Shooting vs. Direct Transcription for Trajectory Optimization
Transcription with fmincon/SNOPT and Backpropagation, iLQR, DDP on the Cart–Pole System
Direct trascription
The shooting method (in following) does not achieve particularly high performance on the cart–pole system swing-up task. The most apparent issue is the final few time steps, the control inputs fail to precisely drive both the cart and the pole velocities to zero. Fundamentally, shooting method requires computing high powers of the system matrix $A^{n}$, causing the early control input $u_{[0]}$ to exert a much stronger influence on the overall trajectory and cost than the later control input $u_{[N−1]}$. Additionally, direct transcription treats the state $x[n]$ as an optimization variable, making it straightforward to impose state constraints—for instance, e.g. limiting the cart’s range of motion. Achieving the same behavior in iLQR or DDP is much more complicated, which demands repeated rollouts and fine-tuning of the weighting matrices.
Solved by fmincon (interior-point) without analytical gradient
Solved by SNOPT with analytical gradient — Final state \([x,\theta,\dot{x},\dot{\theta}] = [0.0005,\,3.1416,\,-0.0005,\,0.0005]\)
During the optimization process, SNOPT is significantly faster than the fmincon solver, especially when I increase the time horizon length or tighten the terminal-state constraints. One important point is that I provided analytical gradients when using SNOPT. In addition, I generally find that primal-dual IPM tend to be slower than SQP.

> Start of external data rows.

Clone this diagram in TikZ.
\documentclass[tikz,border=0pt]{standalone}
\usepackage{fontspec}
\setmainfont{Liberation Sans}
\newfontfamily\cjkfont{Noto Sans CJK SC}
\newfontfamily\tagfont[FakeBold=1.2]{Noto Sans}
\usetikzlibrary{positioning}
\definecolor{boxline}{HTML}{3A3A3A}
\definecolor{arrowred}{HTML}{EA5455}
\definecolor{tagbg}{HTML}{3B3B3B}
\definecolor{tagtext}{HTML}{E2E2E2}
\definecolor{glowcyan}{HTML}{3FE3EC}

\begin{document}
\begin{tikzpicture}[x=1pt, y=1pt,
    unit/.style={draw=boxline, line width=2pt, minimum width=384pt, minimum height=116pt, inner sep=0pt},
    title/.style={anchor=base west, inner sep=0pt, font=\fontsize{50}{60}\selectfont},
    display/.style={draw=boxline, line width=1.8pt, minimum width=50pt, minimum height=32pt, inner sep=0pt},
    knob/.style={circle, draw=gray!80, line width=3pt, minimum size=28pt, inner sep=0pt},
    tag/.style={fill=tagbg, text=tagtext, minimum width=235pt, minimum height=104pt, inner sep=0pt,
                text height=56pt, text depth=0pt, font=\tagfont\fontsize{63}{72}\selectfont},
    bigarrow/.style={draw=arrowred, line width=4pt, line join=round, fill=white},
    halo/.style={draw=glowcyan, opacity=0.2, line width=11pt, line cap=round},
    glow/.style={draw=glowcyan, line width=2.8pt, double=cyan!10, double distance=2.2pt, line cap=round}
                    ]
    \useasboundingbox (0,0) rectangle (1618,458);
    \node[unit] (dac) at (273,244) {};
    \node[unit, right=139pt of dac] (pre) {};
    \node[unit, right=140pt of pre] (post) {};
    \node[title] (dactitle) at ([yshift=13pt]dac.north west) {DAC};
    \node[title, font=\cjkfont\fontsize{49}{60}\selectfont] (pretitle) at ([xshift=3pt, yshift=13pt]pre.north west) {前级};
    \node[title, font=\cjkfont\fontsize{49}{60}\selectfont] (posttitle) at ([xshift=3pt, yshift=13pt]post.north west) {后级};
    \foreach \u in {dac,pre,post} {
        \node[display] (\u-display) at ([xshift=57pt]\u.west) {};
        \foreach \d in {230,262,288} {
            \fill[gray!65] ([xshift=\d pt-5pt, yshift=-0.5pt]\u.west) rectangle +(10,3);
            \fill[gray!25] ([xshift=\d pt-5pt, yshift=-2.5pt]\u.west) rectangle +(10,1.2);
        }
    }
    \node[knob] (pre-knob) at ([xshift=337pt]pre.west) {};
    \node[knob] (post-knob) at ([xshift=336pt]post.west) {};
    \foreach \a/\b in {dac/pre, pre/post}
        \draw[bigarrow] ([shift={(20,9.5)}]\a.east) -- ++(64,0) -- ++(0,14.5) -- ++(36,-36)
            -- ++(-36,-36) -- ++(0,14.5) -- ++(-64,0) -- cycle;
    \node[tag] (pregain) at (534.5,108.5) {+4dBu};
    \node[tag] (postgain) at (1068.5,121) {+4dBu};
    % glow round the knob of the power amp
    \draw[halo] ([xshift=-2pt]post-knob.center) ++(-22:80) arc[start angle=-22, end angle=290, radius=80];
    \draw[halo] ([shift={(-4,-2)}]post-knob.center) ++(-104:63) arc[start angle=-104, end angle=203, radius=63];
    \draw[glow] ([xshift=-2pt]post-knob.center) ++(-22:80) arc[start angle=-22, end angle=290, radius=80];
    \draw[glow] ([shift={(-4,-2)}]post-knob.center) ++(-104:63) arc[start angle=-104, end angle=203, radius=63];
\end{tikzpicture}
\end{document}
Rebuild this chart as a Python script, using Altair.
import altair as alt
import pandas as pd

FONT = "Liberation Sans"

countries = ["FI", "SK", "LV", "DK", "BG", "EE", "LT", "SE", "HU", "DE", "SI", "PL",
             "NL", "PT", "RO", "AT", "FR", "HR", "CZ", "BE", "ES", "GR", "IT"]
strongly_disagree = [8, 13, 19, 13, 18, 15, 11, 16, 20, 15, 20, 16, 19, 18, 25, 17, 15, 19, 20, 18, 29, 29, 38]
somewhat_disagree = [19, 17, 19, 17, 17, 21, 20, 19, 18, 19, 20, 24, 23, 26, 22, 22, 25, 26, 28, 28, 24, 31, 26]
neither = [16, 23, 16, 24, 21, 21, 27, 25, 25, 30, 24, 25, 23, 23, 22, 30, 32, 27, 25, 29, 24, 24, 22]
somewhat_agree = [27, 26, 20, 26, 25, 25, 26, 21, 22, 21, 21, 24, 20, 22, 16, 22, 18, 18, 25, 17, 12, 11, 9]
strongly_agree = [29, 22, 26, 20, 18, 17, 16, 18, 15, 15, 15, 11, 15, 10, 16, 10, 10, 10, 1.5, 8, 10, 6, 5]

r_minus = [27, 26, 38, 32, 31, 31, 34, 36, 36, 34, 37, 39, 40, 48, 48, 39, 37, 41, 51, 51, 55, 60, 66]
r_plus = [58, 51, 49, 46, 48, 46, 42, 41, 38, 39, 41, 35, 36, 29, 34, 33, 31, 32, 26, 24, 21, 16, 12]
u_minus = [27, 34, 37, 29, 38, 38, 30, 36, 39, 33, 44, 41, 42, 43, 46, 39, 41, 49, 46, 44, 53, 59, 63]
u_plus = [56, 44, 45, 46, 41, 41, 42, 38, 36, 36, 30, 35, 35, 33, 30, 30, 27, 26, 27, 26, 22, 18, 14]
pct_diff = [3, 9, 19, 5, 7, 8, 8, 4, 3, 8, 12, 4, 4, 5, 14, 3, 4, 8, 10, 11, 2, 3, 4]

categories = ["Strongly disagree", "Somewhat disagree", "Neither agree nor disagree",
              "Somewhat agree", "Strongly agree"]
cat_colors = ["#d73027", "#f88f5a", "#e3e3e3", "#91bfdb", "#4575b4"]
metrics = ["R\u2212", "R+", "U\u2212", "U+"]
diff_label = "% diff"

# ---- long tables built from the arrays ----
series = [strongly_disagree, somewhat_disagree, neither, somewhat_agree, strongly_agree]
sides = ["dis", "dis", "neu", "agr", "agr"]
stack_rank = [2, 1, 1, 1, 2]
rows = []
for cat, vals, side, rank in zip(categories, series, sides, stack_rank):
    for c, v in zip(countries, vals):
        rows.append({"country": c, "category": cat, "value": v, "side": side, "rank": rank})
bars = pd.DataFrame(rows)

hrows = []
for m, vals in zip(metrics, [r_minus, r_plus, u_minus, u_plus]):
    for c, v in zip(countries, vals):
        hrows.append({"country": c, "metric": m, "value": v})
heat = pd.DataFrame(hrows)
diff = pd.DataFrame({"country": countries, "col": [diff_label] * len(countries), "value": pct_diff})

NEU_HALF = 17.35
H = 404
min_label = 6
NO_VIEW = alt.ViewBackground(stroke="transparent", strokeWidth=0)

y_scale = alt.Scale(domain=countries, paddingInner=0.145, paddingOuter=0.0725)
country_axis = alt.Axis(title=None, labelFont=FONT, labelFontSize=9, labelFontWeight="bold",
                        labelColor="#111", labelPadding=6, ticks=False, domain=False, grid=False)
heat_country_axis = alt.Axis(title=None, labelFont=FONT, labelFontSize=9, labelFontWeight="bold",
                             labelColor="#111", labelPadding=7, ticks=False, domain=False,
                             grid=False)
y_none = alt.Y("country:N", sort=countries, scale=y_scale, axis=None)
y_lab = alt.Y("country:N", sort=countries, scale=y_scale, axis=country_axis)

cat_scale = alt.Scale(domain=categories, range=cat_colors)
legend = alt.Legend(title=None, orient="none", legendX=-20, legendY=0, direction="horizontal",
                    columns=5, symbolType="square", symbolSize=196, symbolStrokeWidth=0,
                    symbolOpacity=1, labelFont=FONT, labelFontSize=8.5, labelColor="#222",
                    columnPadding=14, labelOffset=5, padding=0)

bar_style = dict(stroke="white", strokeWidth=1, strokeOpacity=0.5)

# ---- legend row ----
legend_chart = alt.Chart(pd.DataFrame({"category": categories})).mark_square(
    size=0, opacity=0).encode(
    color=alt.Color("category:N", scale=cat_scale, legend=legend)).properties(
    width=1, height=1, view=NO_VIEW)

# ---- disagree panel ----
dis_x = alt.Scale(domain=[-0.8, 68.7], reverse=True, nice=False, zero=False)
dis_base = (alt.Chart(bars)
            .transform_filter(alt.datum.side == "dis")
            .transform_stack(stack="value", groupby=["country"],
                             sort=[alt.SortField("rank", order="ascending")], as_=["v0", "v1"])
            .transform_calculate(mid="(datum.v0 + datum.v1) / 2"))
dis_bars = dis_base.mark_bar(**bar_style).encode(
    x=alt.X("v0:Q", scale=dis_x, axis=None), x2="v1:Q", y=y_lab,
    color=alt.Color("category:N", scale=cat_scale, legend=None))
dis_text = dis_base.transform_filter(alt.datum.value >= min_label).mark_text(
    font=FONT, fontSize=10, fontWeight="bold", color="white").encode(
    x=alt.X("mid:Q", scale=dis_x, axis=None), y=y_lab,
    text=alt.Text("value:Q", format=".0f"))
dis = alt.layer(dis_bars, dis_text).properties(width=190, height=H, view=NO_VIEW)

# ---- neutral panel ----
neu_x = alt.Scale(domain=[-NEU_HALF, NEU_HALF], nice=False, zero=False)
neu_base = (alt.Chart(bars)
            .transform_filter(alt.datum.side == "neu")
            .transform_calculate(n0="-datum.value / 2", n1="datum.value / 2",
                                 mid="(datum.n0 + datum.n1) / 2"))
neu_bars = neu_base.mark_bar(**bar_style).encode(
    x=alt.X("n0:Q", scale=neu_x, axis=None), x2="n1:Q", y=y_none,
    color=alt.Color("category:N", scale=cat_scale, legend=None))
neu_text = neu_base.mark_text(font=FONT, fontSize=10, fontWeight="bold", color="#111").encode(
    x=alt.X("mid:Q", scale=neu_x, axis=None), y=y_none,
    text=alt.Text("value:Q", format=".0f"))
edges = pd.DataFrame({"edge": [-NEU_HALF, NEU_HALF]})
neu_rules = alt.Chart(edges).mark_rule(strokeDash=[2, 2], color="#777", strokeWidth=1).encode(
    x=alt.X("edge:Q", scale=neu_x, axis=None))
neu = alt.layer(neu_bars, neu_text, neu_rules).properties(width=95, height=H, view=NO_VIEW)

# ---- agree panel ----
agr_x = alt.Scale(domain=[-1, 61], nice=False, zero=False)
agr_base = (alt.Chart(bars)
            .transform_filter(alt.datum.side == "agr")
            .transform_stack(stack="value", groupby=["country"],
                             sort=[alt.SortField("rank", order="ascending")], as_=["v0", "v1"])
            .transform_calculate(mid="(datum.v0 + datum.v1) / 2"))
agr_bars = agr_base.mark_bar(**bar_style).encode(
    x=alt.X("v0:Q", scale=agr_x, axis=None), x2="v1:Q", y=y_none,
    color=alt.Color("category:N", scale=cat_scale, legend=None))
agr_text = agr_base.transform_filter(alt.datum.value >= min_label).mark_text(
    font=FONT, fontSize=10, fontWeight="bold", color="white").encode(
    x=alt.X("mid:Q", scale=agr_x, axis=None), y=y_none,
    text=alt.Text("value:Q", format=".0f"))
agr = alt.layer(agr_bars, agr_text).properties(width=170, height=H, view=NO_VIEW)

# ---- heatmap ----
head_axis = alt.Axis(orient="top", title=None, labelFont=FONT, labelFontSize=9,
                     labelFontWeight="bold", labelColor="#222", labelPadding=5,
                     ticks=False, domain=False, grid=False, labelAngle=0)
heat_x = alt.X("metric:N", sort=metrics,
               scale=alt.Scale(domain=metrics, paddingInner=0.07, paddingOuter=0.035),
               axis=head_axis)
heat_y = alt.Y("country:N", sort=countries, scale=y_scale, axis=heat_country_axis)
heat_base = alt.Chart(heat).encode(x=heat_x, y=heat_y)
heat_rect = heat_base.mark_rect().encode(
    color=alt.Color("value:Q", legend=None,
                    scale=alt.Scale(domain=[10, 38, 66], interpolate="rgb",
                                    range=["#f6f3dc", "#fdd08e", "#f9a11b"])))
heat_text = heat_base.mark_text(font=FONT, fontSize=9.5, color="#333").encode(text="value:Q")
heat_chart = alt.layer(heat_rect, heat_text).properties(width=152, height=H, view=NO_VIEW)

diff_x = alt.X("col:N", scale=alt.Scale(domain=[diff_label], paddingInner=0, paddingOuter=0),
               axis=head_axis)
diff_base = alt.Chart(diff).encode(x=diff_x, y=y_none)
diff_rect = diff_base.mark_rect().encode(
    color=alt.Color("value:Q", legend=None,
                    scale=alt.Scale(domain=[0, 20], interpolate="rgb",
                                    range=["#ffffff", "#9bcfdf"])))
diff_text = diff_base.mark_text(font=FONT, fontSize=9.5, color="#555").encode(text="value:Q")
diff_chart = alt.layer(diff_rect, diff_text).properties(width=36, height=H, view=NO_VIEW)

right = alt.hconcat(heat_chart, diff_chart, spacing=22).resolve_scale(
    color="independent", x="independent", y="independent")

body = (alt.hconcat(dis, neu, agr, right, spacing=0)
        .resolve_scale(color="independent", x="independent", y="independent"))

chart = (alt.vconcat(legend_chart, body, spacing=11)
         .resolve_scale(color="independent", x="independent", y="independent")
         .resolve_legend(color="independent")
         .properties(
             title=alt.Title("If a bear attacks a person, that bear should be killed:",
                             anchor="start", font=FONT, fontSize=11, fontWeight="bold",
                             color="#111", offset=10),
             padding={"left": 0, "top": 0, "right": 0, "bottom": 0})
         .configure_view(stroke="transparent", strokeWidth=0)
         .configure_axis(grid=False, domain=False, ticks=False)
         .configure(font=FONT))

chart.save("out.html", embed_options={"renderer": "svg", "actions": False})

In each iteration, IPM solves large KKT linear systems but an SQP iteration only solves a single quadratic subproblem, which can be much cheaper when the number of active constraints is small and the QP remains more sparse. I guess that the SNOPT solver is better maintained and makes more use of the banded structure of the constraints, their gradients and Hessians. Probably for large-scale problems with many constraints, IPM can be more robust and scalable.
Shooting
backpropagation
In the special case of direct shooting without state constraints, the states are not decision variables in this NLP: with $x_{[0]}$ given, the rollout is $x_{[k+1]}=f(x_{[k]},u_{[k]})$. Introduce multipliers and augment the cost
\[\mathcal{L} =\mathcal{l}_f\big(x_{[N]},u_{[N]}\big) +\sum_{k=0}^{N-1}\mathcal{l}\big(x_{[k]},u_{[k]}\big) +\sum_{k=0}^{N-1}\lambda_{[k]}^{\top}\Big(f\big(x_{[k]},u_{[k]}\big)-x_{[k+1]}\Big).\]Stationarity w.r.t. the states yields the adjoint recursion
\[\lambda_{[N-1]}=\partial_{x_{[N]}}\mathcal{l}_f\big(x_{[N]},u_{[N]}\big),\qquad \lambda_{[k-1]}=\partial_{x_{[k]}}\mathcal{l}\big(x_{[k]},u_{[k]}\big) +\Big(\partial_{x_{[k]}}f\big(x_{[k]},u_{[k]}\big)\Big)^{\top}\lambda_{[k]}, \quad k=1,\dots,N-1.\]which is exactly backpropagation through time. The control gradients come directly from the Lagrangian function:
\[\frac{\partial J}{\partial u_{[k]}} =\partial_{u_{[k]}}\mathcal{l}\big(x_{[k]},u_{[k]}\big) +\Big(\partial_{u_{[k]}}f\big(x_{[k]},u_{[k]}\big)\Big)^{\top}\lambda_{[k]}, \quad k=0,\dots,N-1,\]Algorithm loops through three steps: 1. Forward rollout; 2. Backward adjoint sweep; 3. Gradient extraction.
Backpropagation — Final state \([x,\theta,\dot{x},\dot{\theta}] = [-0.4979,\,3.1548,\,-1.0040,\,2.6198]\)
Iterative LQR and Differential Dynamic Programming
ILQR treats trajectory optimization as sequential LQ optimal control—linearize the dynamics and quadratize the cost. It leverages the Riccati structure to produce a second-order trajectory update with just one backward pass and a forward rollout. Only difference of DDP is its quadratic approximations of the HJB, which require Hessians by nontrivial computing.